Most small business owners think automation is something for large companies.

You know the stereotype:

big teams, IT departments, expensive ERP systems.

In reality, it’s the opposite.

Small teams need automation more than anyone — because they’re the ones doing everything manually.


The real problem: too many roles, not enough time

In a small business, the same people handle:

  • sales
  • inventory
  • customer support
  • payments
  • reporting
  • marketing

At the early stage, this works.

You can “just stay внимательный”:
check stock, update prices, reply to messages, export orders, track payments, handle returns, and still somehow build a report by the end of the day.

But as soon as volume grows — everything starts breaking.

Not dramatically. Quietly.

  • inventory doesn’t update in time
  • leads get lost
  • replies come too late
  • reports become inconsistent

And instead of scaling the business, you spend your day copying data between systems.


Automation is no longer optional

According to the U.S. Chamber of Commerce:

  • ~80% of small businesses say technology helps control costs
  • 84% believe tech supports growth
  • 83% say it helps compete with larger companies

AI adoption among SMBs in the U.S. jumped from 23% in 2023 to 58% in 2025.

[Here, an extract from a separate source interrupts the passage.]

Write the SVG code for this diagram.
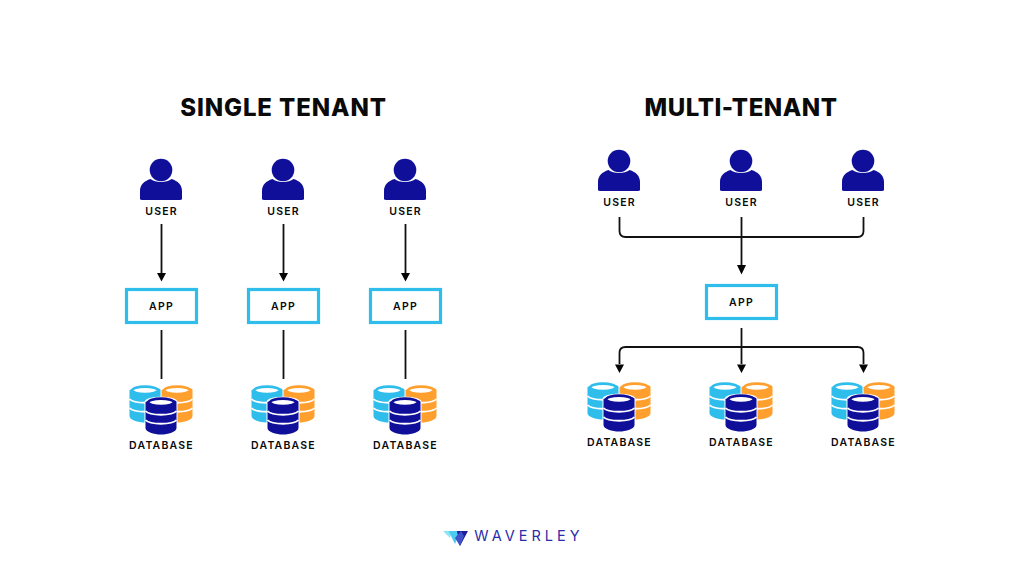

Salesforce reports similar results:

  • 91% of SMBs using AI report revenue growth
  • 90% report better operational efficiency

This isn’t about innovation anymore.

It’s about survival under growth.


What automation actually means (in practice)

Forget “digital transformation” for a moment.

In small business, automation usually starts with simple things:

  • orders → automatically into a spreadsheet or CRM
  • emails → automatically pushed into chat or task systems
  • alerts → when payments fail or a website goes down
  • documents → stored in structured systems, not messengers
  • task status → visible without constant follow-ups

You don’t need a full system redesign.

You need to remove repetition.


Example: turning a full-day task into 10 minutes

In an official n8n case study, iMi digital automated product data imports into a Shopware store.

Result:

  • process reduced from ~1 day → ~10 minutes
  • ~2.6 million price records processed weekly

This is what automation really does:

  • faster updates
  • fewer manual steps
  • fewer mistakes under pressure

Example: saving 20–30 hours per month

Another case — Formula Bot.

The founder reports:

  • 20–30 hours saved every month
  • hundreds of hours saved overall

This is important.

Automation is not just for teams of 50+.

It works even if you’re a solo founder.

Every saved hour is:

  • time for growth
  • or one less hire you need right now

Automation without visibility = blind automation

There’s a second layer most people ignore: observability.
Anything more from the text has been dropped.